WHAT IS ASKED> Retype all of the listing exactly, passing over any picture you find.
--------------------------------------------------
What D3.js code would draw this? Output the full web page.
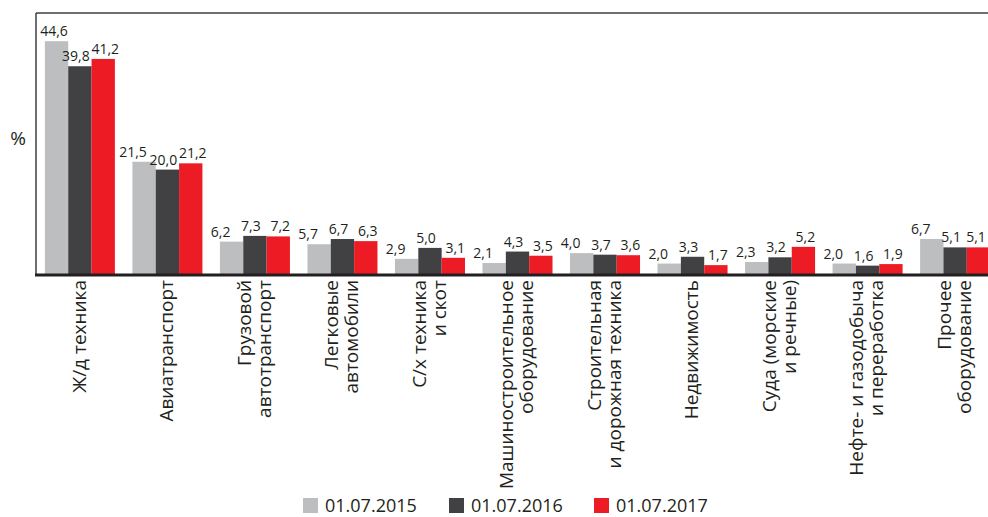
<!DOCTYPE html>
<html><head><meta charset="utf-8">
<script src="https://cdn.jsdelivr.net/npm/d3@7"></script>
<style>html,body{margin:0;padding:0;background:#fff;}svg{display:block;font-family:"Open Sans","Noto Sans",sans-serif;}</style>
</head><body>
<svg id="chart" width="988" height="517"></svg>
<script>
const categories = ["Ж/д техника","Авиатранспорт","Грузовой\nавтотранспорт","Легковые\nавтомобили","С/х техника\nи скот","Машиностроительное\nоборудование","Строительная\nи дорожная техника","Недвижимость","Суда (морские\nи речные)","Нефте- и газодобыча\nи переработка","Прочее\nоборудование"];
const seriesNames = ["01.07.2015","01.07.2016","01.07.2017"];
const v2015 = [44.6,21.5,6.2,5.7,2.9,2.1,4.0,2.0,2.3,2.0,6.7];
const v2016 = [39.8,20.0,7.3,6.7,5.0,4.3,3.7,3.3,3.2,1.6,5.1];
const v2017 = [41.2,21.2,7.2,6.3,3.1,3.5,3.6,1.7,5.2,1.9,5.1];
const yUnit = "%";

(function () {
const series = [v2015, v2016, v2017];
const colors = ["#bcbec0", "#414042", "#ed1c24"];
const labelDx = [-11, -4, 2];

const svg = d3.select("#chart");
const mLeft = 37, mTop = 13, mBottom = 274, mRight = 988;

const x0 = d3.scaleBand().domain(categories).range([mLeft, 998]).paddingInner(0.2).paddingOuter(0.09);
const x1 = d3.scaleBand().domain(d3.range(3)).range([0, x0.bandwidth()]);
const y = d3.scaleLinear().domain([0, 50]).range([mBottom, mTop]);

const g = svg.append("g");
categories.forEach((c, i) => {
  series.forEach((s, k) => {
    const xx = x0(c) + x1(k);
    g.append("rect").attr("x", xx).attr("y", y(s[i])).attr("width", x1.bandwidth()).attr("height", y(0) - y(s[i])).attr("fill", colors[k]);
    const lx = Math.max(mLeft + 17, Math.min(xx + x1.bandwidth() / 2 + labelDx[k], mRight - 12));
    g.append("text").attr("x", lx).attr("y", y(s[i]) - 5)
      .attr("text-anchor", "middle").attr("font-size", 14).attr("fill", "#231f20")
      .text(d3.format(".1f")(s[i]).replace(".", ","));
  });
});

// frame lines
svg.append("line").attr("x1", mLeft - 1).attr("x2", mRight).attr("y1", mTop).attr("y2", mTop).attr("stroke", "#3f3f41").attr("stroke-width", 1.5);
svg.append("line").attr("x1", mLeft - 1).attr("x2", mLeft - 1).attr("y1", mTop).attr("y2", mBottom + 1).attr("stroke", "#3f3f41").attr("stroke-width", 1.5);

// x axis
const xAxis = svg.append("g").attr("transform", `translate(0,${mBottom + 1})`)
  .call(d3.axisBottom(x0).tickSize(0).tickFormat(""));
xAxis.select(".domain").attr("stroke", "#231f20").attr("stroke-width", 3).attr("d", `M${mLeft - 2},0H${mRight}`);

// category labels
categories.forEach(c => {
  const lines = c.split("\n");
  const cx = x0(c) + x0.bandwidth() / 2;
  const t = svg.append("text").attr("transform", `translate(${cx},280) rotate(-90)`)
    .attr("text-anchor", "end").attr("font-size", 19).attr("fill", "#231f20");
  lines.forEach((l, j) => {
    const off = (j - (lines.length - 1) / 2) * 20;
    t.append("tspan").attr("x", 0).attr("y", off).attr("dy", "0.3em").text(l);
  });
});

// y unit
svg.append("text").attr("x", 18).attr("y", 138).attr("dy", "0.35em").attr("text-anchor", "middle")
  .attr("font-size", 19).attr("fill", "#231f20").text(yUnit);

// legend
const legX = [303, 449, 594];
seriesNames.forEach((n, k) => {
  svg.append("rect").attr("x", legX[k]).attr("y", 498).attr("width", 15).attr("height", 15).attr("fill", colors[k]);
  svg.append("text").attr("x", legX[k] + 22).attr("y", 512).attr("font-size", 18).attr("fill", "#231f20").text(n);
});
})();
</script>
</body></html>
--------------------------------------------------
COMPLETED EXERCISE>
What D3.js code would draw this? Output the full web page.
<!DOCTYPE html>
<html><head><meta charset="utf-8">
<script src="https://cdn.jsdelivr.net/npm/d3@7"></script>
<style>html,body{margin:0;padding:0;background:#fff;}svg{display:block;font-family:"Open Sans","Noto Sans",sans-serif;}</style>
</head><body>
<svg id="chart" width="988" height="517"></svg>
<script>
const categories = ["Ж/д техника","Авиатранспорт","Грузовой\nавтотранспорт","Легковые\nавтомобили","С/х техника\nи скот","Машиностроительное\nоборудование","Строительная\nи дорожная техника","Недвижимость","Суда (морские\nи речные)","Нефте- и газодобыча\nи переработка","Прочее\nоборудование"];
const seriesNames = ["01.07.2015","01.07.2016","01.07.2017"];
const v2015 = [44.6,21.5,6.2,5.7,2.9,2.1,4.0,2.0,2.3,2.0,6.7];
const v2016 = [39.8,20.0,7.3,6.7,5.0,4.3,3.7,3.3,3.2,1.6,5.1];
const v2017 = [41.2,21.2,7.2,6.3,3.1,3.5,3.6,1.7,5.2,1.9,5.1];
const yUnit = "%";

(function () {
const series = [v2015, v2016, v2017];
const colors = ["#bcbec0", "#414042", "#ed1c24"];
const labelDx = [-11, -4, 2];

const svg = d3.select("#chart");
const mLeft = 37, mTop = 13, mBottom = 274, mRight = 988;

const x0 = d3.scaleBand().domain(categories).range([mLeft, 998]).paddingInner(0.2).paddingOuter(0.09);
const x1 = d3.scaleBand().domain(d3.range(3)).range([0, x0.bandwidth()]);
const y = d3.scaleLinear().domain([0, 50]).range([mBottom, mTop]);

const g = svg.append("g");
categories.forEach((c, i) => {
  series.forEach((s, k) => {
    const xx = x0(c) + x1(k);
    g.append("rect").attr("x", xx).attr("y", y(s[i])).attr("width", x1.bandwidth()).attr("height", y(0) - y(s[i])).attr("fill", colors[k]);
    const lx = Math.max(mLeft + 17, Math.min(xx + x1.bandwidth() / 2 + labelDx[k], mRight - 12));
    g.append("text").attr("x", lx).attr("y", y(s[i]) - 5)
      .attr("text-anchor", "middle").attr("font-size", 14).attr("fill", "#231f20")
      .text(d3.format(".1f")(s[i]).replace(".", ","));
  });
});

// frame lines
svg.append("line").attr("x1", mLeft - 1).attr("x2", mRight).attr("y1", mTop).attr("y2", mTop).attr("stroke", "#3f3f41").attr("stroke-width", 1.5);
svg.append("line").attr("x1", mLeft - 1).attr("x2", mLeft - 1).attr("y1", mTop).attr("y2", mBottom + 1).attr("stroke", "#3f3f41").attr("stroke-width", 1.5);

// x axis
const xAxis = svg.append("g").attr("transform", `translate(0,${mBottom + 1})`)
  .call(d3.axisBottom(x0).tickSize(0).tickFormat(""));
xAxis.select(".domain").attr("stroke", "#231f20").attr("stroke-width", 3).attr("d", `M${mLeft - 2},0H${mRight}`);

// category labels
categories.forEach(c => {
  const lines = c.split("\n");
  const cx = x0(c) + x0.bandwidth() / 2;
  const t = svg.append("text").attr("transform", `translate(${cx},280) rotate(-90)`)
    .attr("text-anchor", "end").attr("font-size", 19).attr("fill", "#231f20");
  lines.forEach((l, j) => {
    const off = (j - (lines.length - 1) / 2) * 20;
    t.append("tspan").attr("x", 0).attr("y", off).attr("dy", "0.3em").text(l);
  });
});

// y unit
svg.append("text").attr("x", 18).attr("y", 138).attr("dy", "0.35em").attr("text-anchor", "middle")
  .attr("font-size", 19).attr("fill", "#231f20").text(yUnit);

// legend
const legX = [303, 449, 594];
seriesNames.forEach((n, k) => {
  svg.append("rect").attr("x", legX[k]).attr("y", 498).attr("width", 15).attr("height", 15).attr("fill", colors[k]);
  svg.append("text").attr("x", legX[k] + 22).attr("y", 512).attr("font-size", 18).attr("fill", "#231f20").text(n);
});
})();
</script>
</body></html>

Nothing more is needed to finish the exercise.